The standard "Loud" version will be available on the CD and through iTunes and similar sources, but the alternate "Audiophile" free download option, which is expected to be more popular with high-end equipment users and those with "an understanding of the mastering process," is being made available to anyone buying the album through the official Nine Inch Nails website.

Alan Moulder, who mixed the album, commented: "When we were mixing Hesitation Marks we decided to treat the mastering process in a slightly different way to the usual. Since we had tried to treat every other aspect of making this record differently to how we were used to, it seemed to make sense.
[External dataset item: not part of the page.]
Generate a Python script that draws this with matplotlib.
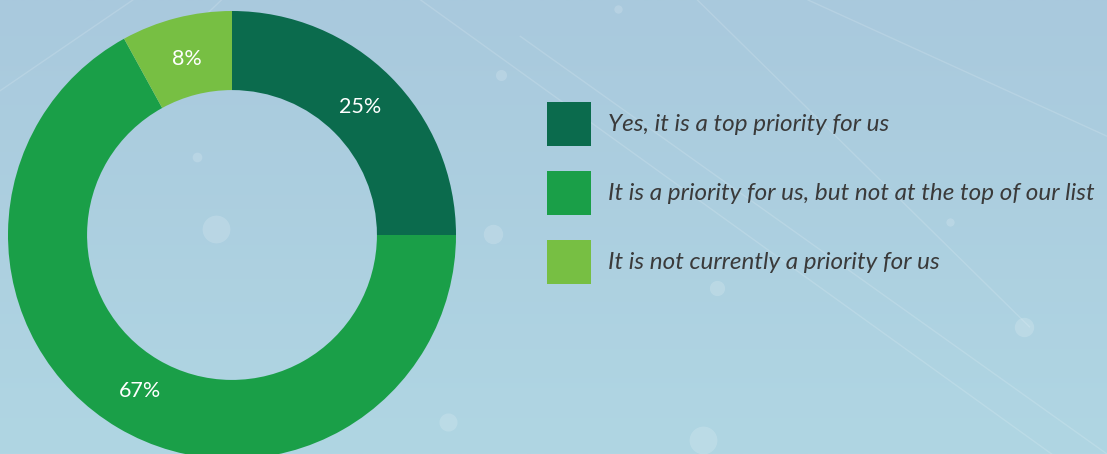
import numpy as np
import matplotlib.pyplot as plt

labels = ['Yes, it is a top priority for us',
          'It is a priority for us, but not at the top of our list',
          'It is not currently a priority for us']
values = [25, 67, 8]
colors = ['#0b6b4d', '#1a9f48', '#77bf43']

fig = plt.figure(figsize=(11.07, 4.54), dpi=100)

# background gradient
bg = fig.add_axes([0, 0, 1, 1])
grad = np.linspace(0, 1, 256).reshape(-1, 1)
top = np.array([169, 201, 221]) / 255
bot = np.array([176, 214, 227]) / 255
img = top + (bot - top) * grad[:, :, None]
bg.imshow(img, aspect='auto', extent=[0, 1, 0, 1], origin='upper')
# faint network lines
for x0, y0, x1, y1 in [(0.38, 1.0, 0.95, 0.0), (0.63, 1.0, 0.93, 0.28), (0.73, 1.0, 1.0, 0.70),
                       (0.47, 0.92, 1.0, 0.0), (0.0, 0.80, 0.12, 1.0), (0.02, 0.58, 0.20, 1.0)]:
    bg.plot([x0, x1], [y0, y1], color='white', alpha=0.15, lw=1.0)
for cx, cy, s in [(0.925, 0.28, 14), (0.648, 0.365, 11), (0.445, 0.485, 14), (0.405, 0.07, 13),
                  (0.635, 0.03, 20), (0.195, 0.495, 20), (0.558, 0.98, 6), (0.858, 0.51, 6),
                  (0.453, 0.835, 8), (0.178, 0.655, 7)]:
    bg.plot(cx, cy, 'o', ms=s, color='white', alpha=0.16, mec='none')
bg.set_xlim(0, 1)
bg.set_ylim(0, 1)
bg.axis('off')

# donut
ax = fig.add_axes([8 / 1107, -5 / 454, 448 / 1107, 448 / 454])
wedges, texts, autotexts = ax.pie(values, colors=colors, startangle=90, counterclock=False,
                                  radius=1, wedgeprops=dict(width=0.353, linewidth=0),
                                  autopct='%d%%', pctdistance=0.81,
                                  textprops=dict(color='white', fontsize=15.5, family='Lato'))
ax.set_xlim(-1, 1)
ax.set_ylim(-1, 1)
ax.axis('off')

fs = 17.5
fpx = fs * 100 / 72
fig.legend(wedges, labels, loc='upper left', bbox_to_anchor=(547 / 1107, 352 / 454),
           frameon=False, borderpad=0, borderaxespad=0,
           handlelength=44 / fpx, handleheight=(44 / fpx - 0.245) / 0.65,
           handletextpad=17 / fpx, labelspacing=25 / fpx, labelcolor='#3a3a3a',
           prop=dict(family='Lato', style='italic', size=fs))

fig.savefig('out.png', dpi=100)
"We were mixing as we went along with the production of each song rather than at the end, so we thought that once we had a song pretty close we would send it off to Tom Baker – our long time serving mastering engineer – to give it some mastering treatment. Normally you wait until the record is finished being recorded and mixed, then take all the mixes to mastering. But we thought doing it again, as we went along, might make us push the process further and spend more time on mastering rather than rush through it at the end.

"While doing this we became aware of how much low bass information there was on the record. Since that can define how loud of a level the mastering can be, we were faced with a dilemma: do we keep the bass and and have a significantly lower level record, or do we sacrifice the bass for a more competitive level of volume? The biggest issue in mastering these days tends to be how loud can you make your record. It is a fact that when listening back-to-back, loud records will come across more impressively, although in the long run what you sacrifice for that level can be quality and fidelity. So after much discussion we decided to go with two versions."

Mastering engineer Tom Baker added: "I believe it was Trent’s (Reznor, Nine Inch Nails frontman) idea to master the album two different ways, and to my knowledge it has never been done before. The standard version is “loud” and more aggressive and has more of a bite or edge to the sound with a tighter low end.

"The Audiophile Mastered Version highlights the mixes as they are without compromising the dynamics and low end, and not being concerned about how “loud” the album would be. The goal was to simply allow the mixes to retain the spatial relationship between instruments and the robust, grandiose sound."